La tentación de los padres, a no ser que nos andemos con cuidado, es decir “Mi hijo ha aprobado” y, en cambio, “A mi hijo lo han suspendido”. Flaco favor les hacemos los padres a nuestros hijos con esta forma de hablar, si de lo que se trata es de hacerles crecer en responsabilidad y no de reforzarle que la "culpa" de lo que les ocurre en sus vida es siempre de los otros.

Segundo, la batalla de la asunción de las consecuencias de los propios actos. Por lo general, es desaconsejable esa situación en la que la vida del niño, haga lo que haga, siempre es igual de “confortable” y de “gratificante”; esa situación en la que los padres estamos dispuestos a neutralizar ¡todas! las consecuencias negativas que su conducta ocasiona, de modo que al niño nunca le “duela” su irresponsabilidad.

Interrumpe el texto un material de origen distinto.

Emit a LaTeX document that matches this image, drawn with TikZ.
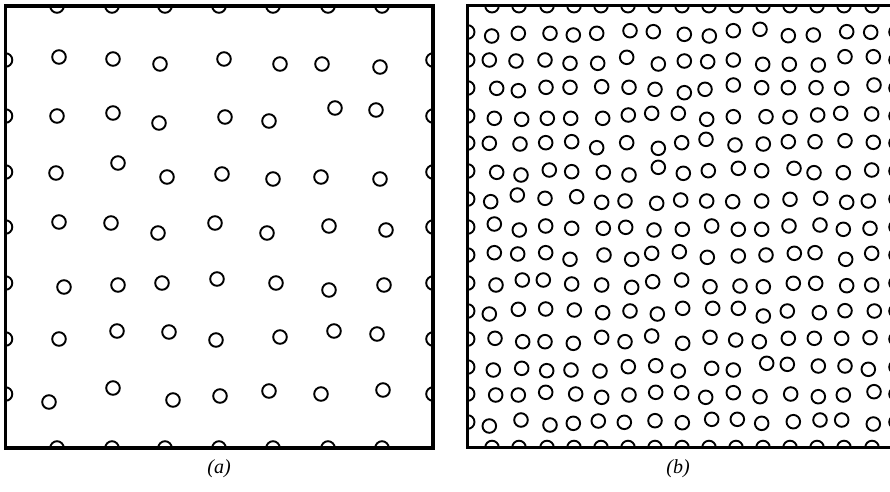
\documentclass[tikz,border=0pt]{standalone}
\usepackage{fontspec}
\setmainfont{Liberation Serif}
\begin{document}
\begin{tikzpicture}[x=1pt,y=-1pt,
  ring/.style={line width=1.9pt},
  framebox/.style={line width=3.4pt},
  caption/.style={font=\fontsize{20}{24}\selectfont\itshape, inner sep=0pt}]
\path[use as bounding box] (0,0) rectangle (890,491);
\clip (0,0) rectangle (890,491);
% ---------------- panel (a) ----------------
\begin{scope}
\clip (5.5,6) rectangle (433,448);
\foreach \x/\y in {
 59/57,113/59,160/64,224/59,280/64,322/64,380/67,
 57/116,113/113,159/123,225/117,269/121,335/108,376/110,
 56/173,118/163,167/177,222/174,273/179,321/177,380/179,
 59/222,111/223,158/233,215/223,267/233,329/226,386/230,
 64/287,118/285,162/283,217/279,276/283,329/290,384/285,
 59/339,117/331,169/332,216/340,280/337,334/331,377/334,
 49/402,113/388,173/400,220/396,269/391,321/394,383/390}
  \draw[ring] (\x,\y) circle (6.8pt);
\foreach \x in {57,112,165,219,273,328,382}{
  \draw[ring] (\x,6) circle (6.8pt);
  \draw[ring] (\x,448) circle (6.8pt);}
\foreach \y in {60,116,172,227,283,339,394}{
  \draw[ring] (5.5,\y) circle (6.8pt);
  \draw[ring] (433,\y) circle (6.8pt);}
\end{scope}
\draw[framebox] (5.5,6) rectangle (433,448);
% ---------------- panel (b) ----------------
\begin{scope}
\clip (467.7,5.7) rectangle (896,447.5);
\foreach \x/\y in {
 491.7/36,518.3/33.3,550/33.3,573.3/35,596.7/33.3,630/30.7,653.3/31.7,684.3/34.3,709.3/36,733.3/30.7,760/29.3,788.3/35.7,813.3/35,846.7/31.7,870.7/32.3,
 489.3/60,516/61,545/60,570/63.3,597.7/63.3,626.7/57.3,658.3/64,684.3/61,707.7/61.7,733.3/60,762.7/64.3,789.3/64.3,818.3/65,845/56.7,873.3/56.7,
 496.7/88.3,518.3/90.7,546/87.3,570/87.3,601.7/86.7,629/87.3,655/89.3,684.3/92.7,705/89.3,733.3/85,761.7/87.7,788.3/87.7,816/87.7,841.7/88.3,874/85,
 494.3/118.3,521.7/119.3,547.3/118.3,570.7/118.3,602.7/118.3,628.3/115,651.7/113.3,678.3/113.3,706.7/119.3,733.3/116.7,766/116.7,790/117.3,817.7/115,840.7/113.3,871.7/114,
 489.3/143.3,520/144,545.7/142.7,571.7/141.7,596.7/147.7,626.7/142.7,658.3/148.3,681.7/142.7,706/139.3,735/145,763.3/144,788.3/141.7,815/141.7,845/140.7,873.3/142.3,
 496.7/172.3,521/175,549.3/170,571.7/171.7,603.3/172.3,629/175,658.3/167.3,683.3/173.3,708.3/170.7,738.3/168.3,761.7/170.7,794/168.3,814/172.7,843.3/172.7,871.7/170,
 490.7/201.7,517.3/195,545/198.3,576.7/196.7,601.7/202.3,625/201,656.7/203.3,680.7/200,706.7/201,732.7/201.7,761.7/201,790/199.3,820.7/198.3,846.7/202.3,868.3/201,
 494.3/224,519.3/230,545.7/226,571.7/228.3,603.3/228.3,625.7/227.3,654/230,682.3/229.3,711.7/226,738.3/229.3,761.7/229.3,789/226,820/225,843.3/229.3,870/228.3,
 494.3/252.7,517.7/254,545.7/252.7,570/259.3,604/255,631.7/259.3,651.7/253.3,679.3/251.7,707.3/257.3,738.3/256,766/255,794.3/253.3,815/252.7,845.7/259.3,871.7/253.3,
 496/285,522.3/280,543.3/280,571.7/284,601.7/285,631.7/287.3,652.7/281.7,681.7/280,710/286.7,740/286,763.3/286.7,793.3/283.3,815.7/283.3,846.7/285.7,871.7/285,
 489.3/314,518.3/309.3,545.7/309,574.3/310,602.7/312.7,630/311,657.3/314,682.7/308.3,712.7/308.3,738.3/308.3,763.3/316,787.3/311,819.3/312.7,845/310.7,874.3/311,
 495/338.3,522.7/341.7,545/341.7,573.3/343.3,601.7/337.3,625/341.7,651.7/336,682.7/343.3,710/337.3,735.7/340,759.3/341.7,788.3/338.3,814.3/338.3,841.7/338.3,870/337.7,
 493.3/370,521.7/368.3,546.7/370.7,571/370,600/371,628.3/366.7,655.7/365.7,678.3/371,711.7/368.3,733.3/370,766.7/363.3,787.3/364.3,818.3/366,845/366,868.3/369.3,
 495.7/395,518.3/395,545.7/392.3,575.7/394,601.7/397.3,629/395,655.7/392.3,681.7/392.7,705.7/397.3,733.3/392.7,760/396.7,790.7/394,818.3/396.7,843.3/395,874/391.7,
 489.3/426,521/420,550/425,573.3/423.3,598.3/421,624.3/422.3,655/420.7,682.3/422.7,711.7/419.3,737.3/419.3,761.7/423.3,793.3/421.7,820/420,841.7/420,873.3/424}
  \draw[ring] (\x,\y) circle (6.8pt);
\foreach \x in {492,519,547,574,601,628,655,682,709,736,763,790,817,844,872}{
  \draw[ring] (\x,5.7) circle (6.8pt);
  \draw[ring] (\x,447.5) circle (6.8pt);}
\foreach \y in {32,60,88,116,143,171,199,227,255,283,311,339,367,394,422}{
  \draw[ring] (467.7,\y) circle (6.8pt);
  \draw[ring] (896,\y) circle (6.8pt);}
\end{scope}
\draw[framebox] (467.7,5.7) rectangle (896,447.5);
% ---------------- captions ----------------
\node[caption] (capa) at (219,469) {(a)};
\node[caption] (capb) at (678,469) {(b)};
\end{tikzpicture}
\end{document}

Si la vida de una persona, según lo dicho antes, es un proyecto, escolarmente hablando, cada uno de los plazos o periodos en los que el curso escolar se divide, habría de ser una de esas "parcelas" en las que los padres le “dividimos” la vida a nuestros hijos para que entiendan que su comportamiento tiene unas consecuencias de las que ellos son responsables, más a medida que más edad tienen.


Tercero, la batalla de la vida extraescolar del niño. En educación casi nada es exacto... No obstante, suele pasar que el alumno tiende a querer comportarse en el pupitre como fuera del pupitre puede, suele y le dejan comportarse.


Un niño que fuera del colegio “vive” arresponsable o irresponsable, será costoso que dentro del colegio “viva” responsable. Si nuestros hijos en casa viven "desembragados" de los efectos de su conducta, no es fácil que en el colegio se muestren muy dispuestos a vivir "embragados", esto es, a aceptar responsabilidades de ningún tipo.